Sensualism 2 – Epicurus and I

suskindIn Perfume, Patrick Suskind describes the birth of the protagonist during such Great Stinks, and how his odd olfactory sense gave him a different understanding of the world. There is this element of Grenouille that I totally relate to: how the smell is the soul of things, how when you smell something or someone you take that thing or person inside of you, capturing their essence, triggering an emotional response that is irresistible, cause it goes straight to your own soul. It is soul speaking to soul.

As much as I love perfumes, the fragrances and notes expressing movement, colour, textures which are incredibly seducing to me, the experience of the other is the sensualist experience, that believe that the senses are ultimately the only way to know the other, as an unspoken language.


Susskind uses one theme that is dear to me as a sensualist: the senses are the only way the outer world has to communicate with the individual. The senses are that means to know the other, to experience and experiment. Whatever you think, elaborate or devise, must be grounded in a sensorial experience, otherwise it is simply you acting upon yourself.

Being called a Sybarite once, was an outrage directed at me! An outrage that I grew accustomed with. Whereas a sybarite displays a taste for beauty and sensuous delights, seeking to achieve a better world on an individual level first, and then at relational level, by turning his community ideally a source of pleasure, I am much more the epicurean sensualist, who seeks to understand the constitution of the world, individually and relationally, and have little or no true want. I enjoy eating good food, but I don´t need to do it, I love sex and enjoy it, but I can live without it, and when I practice it, I do relish in the amount of information is provides about me and my partner, the empirical setting it gives to theories and the intense stimuli to sensation it provides.
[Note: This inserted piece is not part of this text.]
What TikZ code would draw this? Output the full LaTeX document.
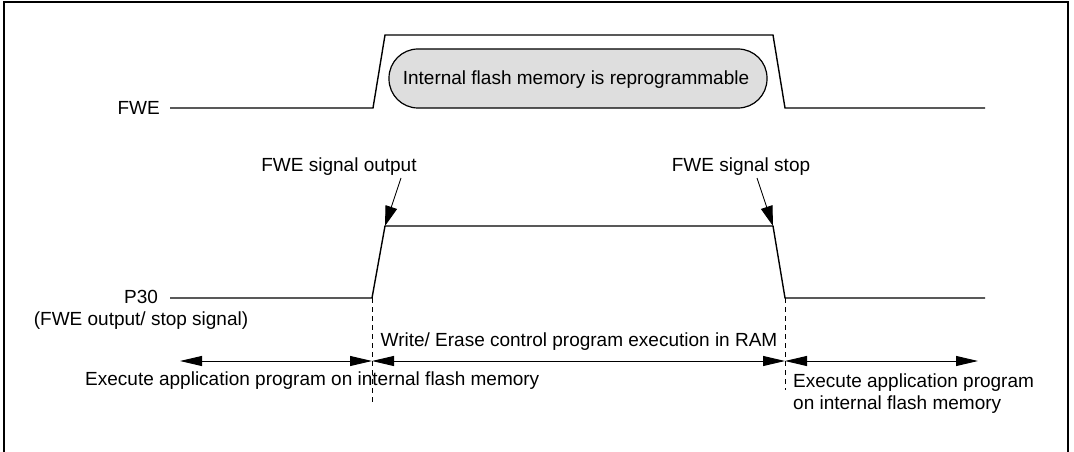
\documentclass[tikz,border=0pt]{standalone}
\usepackage{fontspec}
\setmainfont{Liberation Sans}
\usetikzlibrary{arrows.meta}
\begin{document}
\begin{tikzpicture}[x=1pt,y=-1pt,
  sig/.style={line width=1.4pt, line join=miter},
  lbl/.style={inner sep=0pt, font=\fontsize{19}{22}\selectfont},
  dim/.style={line width=0.9pt, {Triangle[length=22pt,width=10pt]}-{Triangle[length=22pt,width=10pt]}},
  pointer/.style={line width=0.9pt, -{Triangle[length=20pt,width=12pt]}},
  guide/.style={line width=0.9pt, dash pattern=on 5pt off 4pt}]
\useasboundingbox (0,0) rectangle (1074,452);
% frame (bottom edge lies outside the picture)
\draw[line width=2pt] (4,460) -- (4,2) -- (1068,2) -- (1068,460);
% FWE waveform
\coordinate (f0) at (170,108);
\coordinate (f1) at (373,108);
\coordinate (f2) at (385,35);
\coordinate (f3) at (773,35);
\coordinate (f4) at (785,108);
\coordinate (f5) at (985,108);
\draw[sig] (f0) -- (f1) -- (f2) -- (f3) -- (f4) -- (f5);
\node[lbl, anchor=east] (fwe) at (160,108) {FWE};
\draw[line width=1.2pt, rounded corners=29pt, fill=black!13] (389,49) rectangle (767,108);
\node[lbl] (reprog) at (576,80) {Internal flash memory is reprogrammable};
% P30 waveform
\coordinate (p0) at (170,298);
\coordinate (p1) at (372,298);
\coordinate (p2) at (385,226);
\coordinate (p3) at (773,226);
\coordinate (p4) at (785,298);
\coordinate (p5) at (985,298);
\draw[sig] (p0) -- (p1) -- (p2) -- (p3) -- (p4) -- (p5);
\node[lbl, align=center, anchor=north] (p30) at (141,290) {P30\\(FWE output/ stop signal)};
% pointers
\node[lbl] (out) at (339,167) {FWE signal output};
\node[lbl] (stop) at (741,167) {FWE signal stop};
\coordinate (outtail) at (401,178);
\coordinate (stoptail) at (757,178);
\draw[pointer] (outtail) -- (p2);
\draw[pointer] (stoptail) -- (p3);
% guides
\coordinate (g1) at (372,402);
\coordinate (g2) at (785,390);
\draw[guide] (p1) -- (g1);
\draw[guide] (p4) -- (g2);
% dimension arrows
\coordinate (a0) at (180,361);
\coordinate (a1) at (372,361);
\coordinate (a2) at (785,361);
\coordinate (a3) at (978,361);
\draw[dim] (a0) -- (a1);
\draw[dim] (a1) -- (a2);
\draw[dim] (a2) -- (a3);
\node[lbl] (ram) at (579,342) {Write/ Erase control program execution in RAM};
\node[lbl, anchor=west] (appl) at (85,381) {Execute application program on internal flash memory};
\node[lbl, align=left, anchor=north west] (appr) at (793,374) {Execute application program\\on internal flash memory};
\end{tikzpicture}
\end{document}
Sex per se is a physical need, like eating and drinking, and should not be ranked above them.


Knowledge per se is nothing, unless it serves a purpose, unless it is something that has na input – the experience of the world – and an output, a product, be it the enjoyment, the pleasure, the creation of another experience, so that the loss of one is the gain of another.

It is impossible to appreciate light without darkness, pleasure without discomfort, food without a bit of hunger, and threading this thin line is the anguish of humans. It is also logical (for me) that you can´t put the human experience into compartments; you might separate fields of study, but the separation is artificial since the ultimate object is the same. Psychology and Physics are both human experiences of the world, and you use different tools of approach. The experience and the tool make the field, but the human (as part of the world) remains the same.


As bound as we seem to be by the senses, they are what give us freedom. The paradox is beautiful. And I am making this up as I think, so please forgive me if I contradict myself later.

When I was a Young girl I thought it was unfair that the school inspector acted so tough on us. He was tall (for me) and burly and had this booming voice and I felt intimidated by his size. And I have never been intimated and not fought back. I remember I climbed a stack of benches behind where he was standing, cause I wanted to see the patio from his standpoint. We were not so little after all. When he caught me, he took me to the principal´s office, where I explained to her what I was doing and why. She called my mother who asked her to forgive me cause I was a little weird. I was not intimidated by him, never again.

The scene where the kids climb over the teacher´s desk on Dead Poet´s Society made me cry, because in a sense, I did it myself, out of my own freewill, when I was  10 y-o.

Seeing the world from a different standpoint made a difference for me. The actual seeing made me understand that man as a human being not different from me and my friends. We had our roles in that environment, but we were not essentially unequal.  What my elders considered adventurous I deemed learning experiments. Sensorial or sensualist experiences.

Reaching out to the world with all my senses… at 46, I still do it.